Co-op classroom experiment leads to award winning success

(Edmonton) From October 16th to 19th, faculty and students from The Department of Chemical and Materials Engineering had the opportunity to attend the annual Canadian Society for Chemical Engineering Conference, held in Quebec City. Students Colin Roemer, Leah Goettler, Albert Liu, and Chris Leung all had the chance to represent the department of Chemical Engineering and lead presentations on their experience participating in a co-op program lab assignment development work term. Professor Marnie Jamison, who spear headed the initiative with support from Dr. John M. Shaw, hired the four co-op students based on academic achievement and interpersonal skills.
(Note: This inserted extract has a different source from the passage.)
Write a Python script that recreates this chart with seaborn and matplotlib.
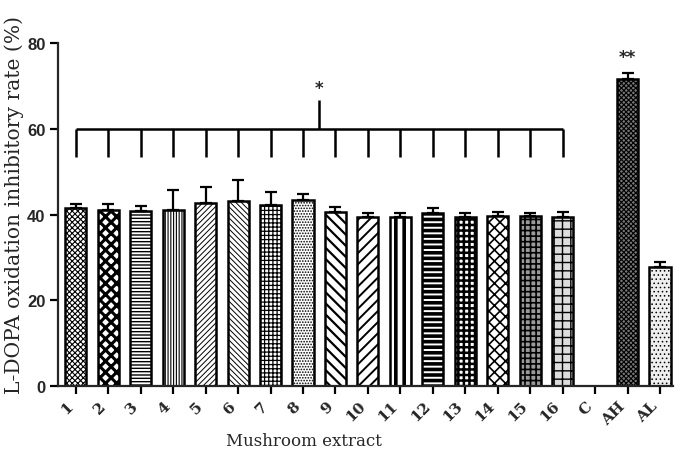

“This is the perfect opportunity for these students to learn about Engineering Education” said Jamieson. This included the chance for the students to work with each other and develop peer to peer teaching skills while developing and testing assignment materials. While developing the assignment the students discovered teaching might be a better learning tool for future students. The student’s experience highlighted the typical lecture method of teaching is not as effective with modern day students. Their goal was to shine a light on how some students might respond to a different approach and understand concepts at a deeper level.

This is the first to ever occur within a department at the University of Alberta, and is used as a beta test to best understand how peer to peer development works. The students developed a strong and note-worthy presentation for this year’s conference. “An opportunity like this doesn’t come up very often”, said Goettler; and that is easily understandable. Registration fees for the conference can reach as high as $710.00 individually, where 60% of the target audience are students. Funding for these students was provided by Dr. John Shaw, as well as from the Chemical Engineering Student Society.   

The CSChE student conference ran from Sunday to Wednesday and was packed with different seminars, presentations, and demonstrations delivered by universities and professionals from all over Canada. “One of the results we hope for is the students are able to build their network with other professionals that may help them in their future work.” Jamieson added, “We are preparing them for a changing world where challenge and innovation are prevalent .”

Goettler and Liu placed second in the Reg Frieson non- technical student competition. The presentation was well received by academics and professionals that lead them to their success. “We learnt a lot from this opportunity” said the very excited Goettler. “Not only did our skills develop as a person, but also professionally after presenting in front of so many.” Liu felt the same as they shared a role in the presentation speaking on how changes in the lecture room need to occur. “Some professors just come in and speak and not really leave an impression for the student” Liu explained. “We hope this is going to help change teaching dynamics”. After asking them what’s next for them after this year’s conference, Liu quickly said “first place!”